Does Magento 2 improve SEO?

Yes – when the migration is handled with proper planning. Magento 2 performance improvements in page speed, URL control, canonical tag management, and structured data handling all contribute positively to search performance. The key is running a complete SEO audit and redirect strategy before launch, not after.

What is the cost of migrating to Magento 2?

The cost depends on catalog size, the number and complexity of custom extensions, theme build requirements, and how many integrations need to be rebuilt. A straightforward mid-sized store will cost considerably less than a heavily customized enterprise build. The most reliable way to get an accurate number is a proper scoping engagement with an experienced Magento partner.

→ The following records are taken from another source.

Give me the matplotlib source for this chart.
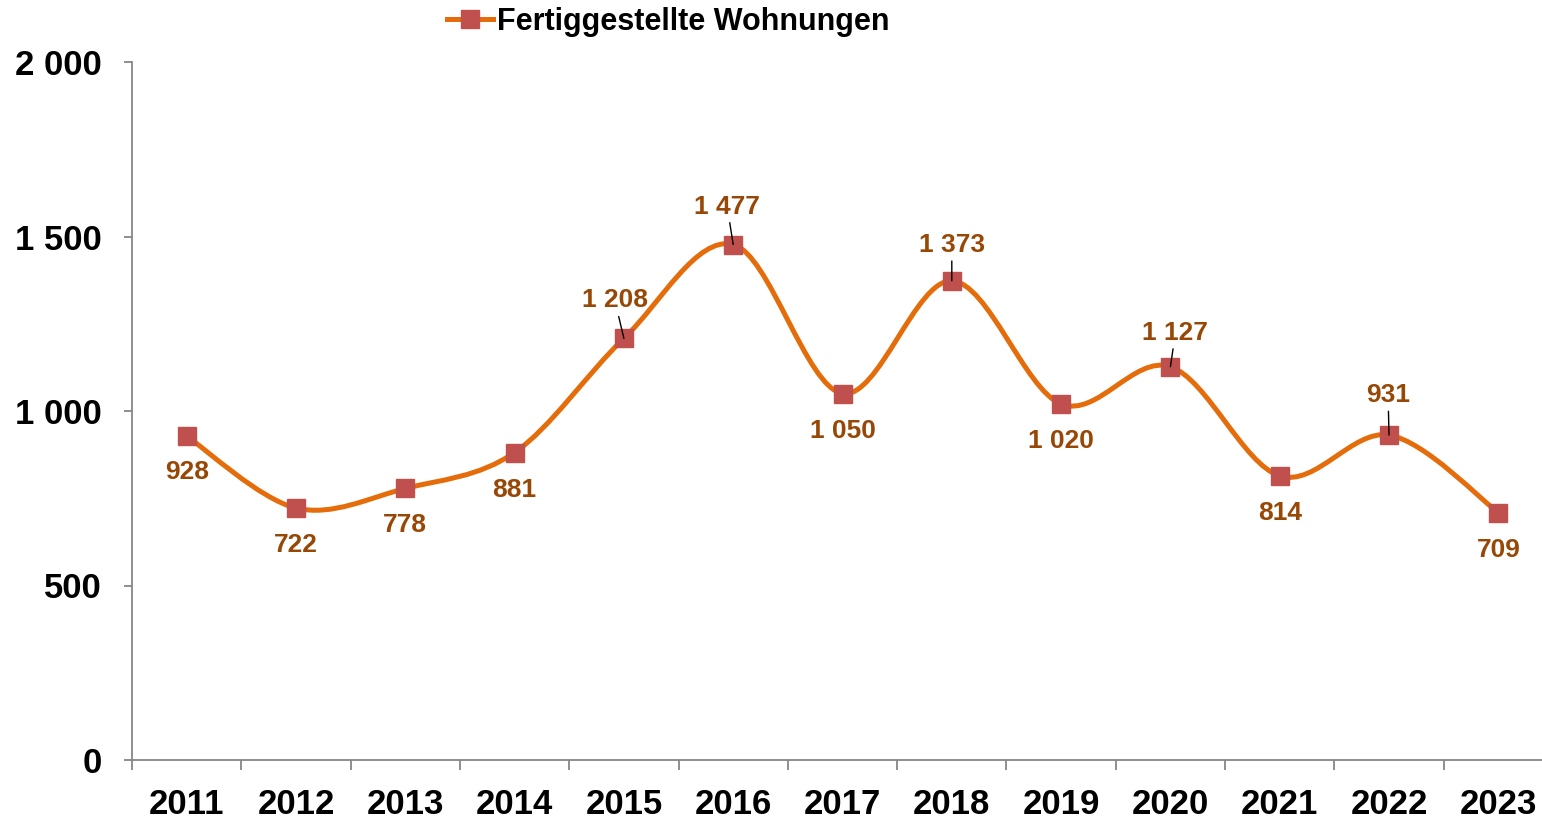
import numpy as np
import matplotlib.pyplot as plt
from matplotlib.path import Path
from matplotlib.patches import PathPatch
from matplotlib.lines import Line2D

plt.rcParams['font.family'] = ['Liberation Sans', 'DejaVu Sans']
plt.rcParams['font.weight'] = 'bold'

# data
years = ['2011', '2012', '2013', '2014', '2015', '2016', '2017',
         '2018', '2019', '2020', '2021', '2022', '2023']
wohnungen = [928, 722, 778, 881, 1208, 1477, 1050, 1373, 1020, 1127, 814, 931, 709]
labels = ['928', '722', '778', '881', '1 208', '1 477', '1 050',
          '1 373', '1 020', '1 127', '814', '931', '709']
# label offsets in pixels (dx, dy) and whether a leader line is drawn
label_pos = [(0, -36), (0, -37), (0, -37), (0, -37), (-9, 38), (-6, 38), (0, -37),
             (0, 36), (0, -37), (5, 34), (0, -37), (-1, 40), (0, -37)]
leader = [False, False, False, False, True, True, False, True, False, True, False, True, False]

line_col = '#E46C0A'
marker_col = '#C0504D'
label_col = '#974806'
axis_col = '#868686'

fig = plt.figure(figsize=(15.42, 8.19), dpi=100)
ax = fig.add_axes([132 / 1542, 59 / 819, 1421 / 1542, 698 / 819])

x = np.arange(len(years))
y = np.array(wohnungen, dtype=float)

# smoothed line (Excel style cubic bezier through the points)
pts = np.column_stack([x, y])
verts = [tuple(pts[0])]
codes = [Path.MOVETO]
for i in range(len(pts) - 1):
    p0 = pts[max(i - 1, 0)]
    p1 = pts[i]
    p2 = pts[i + 1]
    p3 = pts[min(i + 2, len(pts) - 1)]
    c1 = p1 + (p2 - p0) / 6
    c2 = p2 - (p3 - p1) / 6
    verts += [tuple(c1), tuple(c2), tuple(p2)]
    codes += [Path.CURVE4] * 3
ax.add_patch(PathPatch(Path(verts, codes), facecolor='none', edgecolor=line_col,
                       lw=3.6, capstyle='round', joinstyle='round', zorder=2))
ax.plot(x, y, linestyle='none', marker='s', markersize=12.5, color=marker_col,
        markeredgecolor=marker_col, zorder=3)

for xi, yi, lab, (dx, dy), ld in zip(x, y, labels, label_pos, leader):
    if ld:
        ax.annotate(lab, (xi, yi), xytext=(dx, dy), textcoords='offset pixels',
                    ha='center', va='center', fontsize=19, fontweight='bold', color=label_col,
                    arrowprops=dict(arrowstyle='-', color='black', lw=1, shrinkA=1, shrinkB=0),
                    zorder=4)
    else:
        ax.annotate(lab, (xi, yi), xytext=(dx, dy), textcoords='offset pixels',
                    ha='center', va='center', fontsize=19, fontweight='bold', color=label_col,
                    zorder=4)

ax.set_xlim(-0.5, len(years) - 0.5)
ax.set_ylim(0, 2000)
ax.set_yticks([0, 500, 1000, 1500, 2000])
ax.set_yticklabels(['0', '500', '1 000', '1 500', '2 000'])
ax.set_xticks(x)
ax.set_xticklabels(years)
ax.set_xticks(np.arange(-0.5, len(years), 1), minor=True)

for s in ['top', 'right']:
    ax.spines[s].set_visible(False)
for s in ['left', 'bottom']:
    ax.spines[s].set_color(axis_col)
    ax.spines[s].set_linewidth(1.3)

ax.tick_params(axis='y', length=6, width=1.3, color=axis_col, pad=16, labelsize=25)
ax.tick_params(axis='x', which='major', length=0, pad=20, labelsize=25)
ax.tick_params(axis='x', which='minor', length=7, width=1.3, color=axis_col)
for t in ax.get_xticklabels() + ax.get_yticklabels():
    t.set_fontweight('bold')

handle = Line2D([], [], color=line_col, lw=3.6, marker='s', markersize=12.5,
                markerfacecolor=marker_col, markeredgecolor=marker_col)
fig.legend([handle], ['Fertiggestellte Wohnungen'], loc='center left',
           bbox_to_anchor=(447 / 1542, 1 - 22 / 819), frameon=False, borderpad=0,
           borderaxespad=0, handlelength=1.5, handletextpad=0.15,
           prop=dict(size=22, weight='bold'))

fig.savefig('out.png', dpi=100)
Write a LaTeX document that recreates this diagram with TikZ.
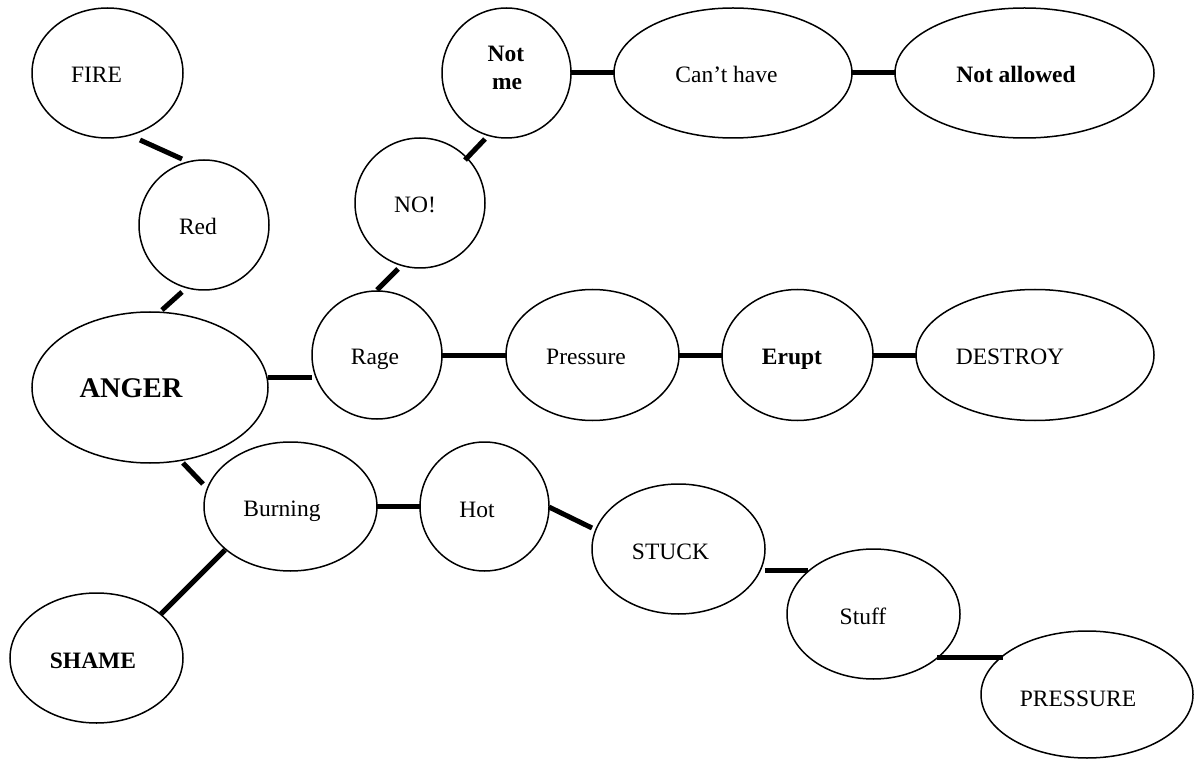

Is Magento 2 good for large Ecommerce stores?

Absolutely. The Magento 2 Ecommerce platform was designed with scale as a core requirement – not an afterthought. Large product catalogs, high concurrent user loads, multi-store configurations, tiered pricing, and complex tax rules are all handled far better than they were in Magento 1. Large stores are often the ones with the most to gain from migrating.

Will migration affect my current website traffic?

A well-prepared migration should not cause a meaningful traffic drop. Proper redirect mapping, URL structure preservation, and pre-launch SEO audits protect your organic rankings through the transition. What causes traffic drops is skipping those steps – not the migration itself. With the right preparation, many businesses see rankings hold steady or improve post-launch.

Can Magento 2 integrate with ERP and CRM systems?

Magento replatforming to Magento 2 opens up significantly better integration options. Magento 2 has a well-documented REST and GraphQL API that supports clean connections to ERP platforms, CRM systems, warehouse management tools, and marketing automation software. These integrations are more stable, better maintained, and easier to troubleshoot than what most businesses are managing on Magento 1 today.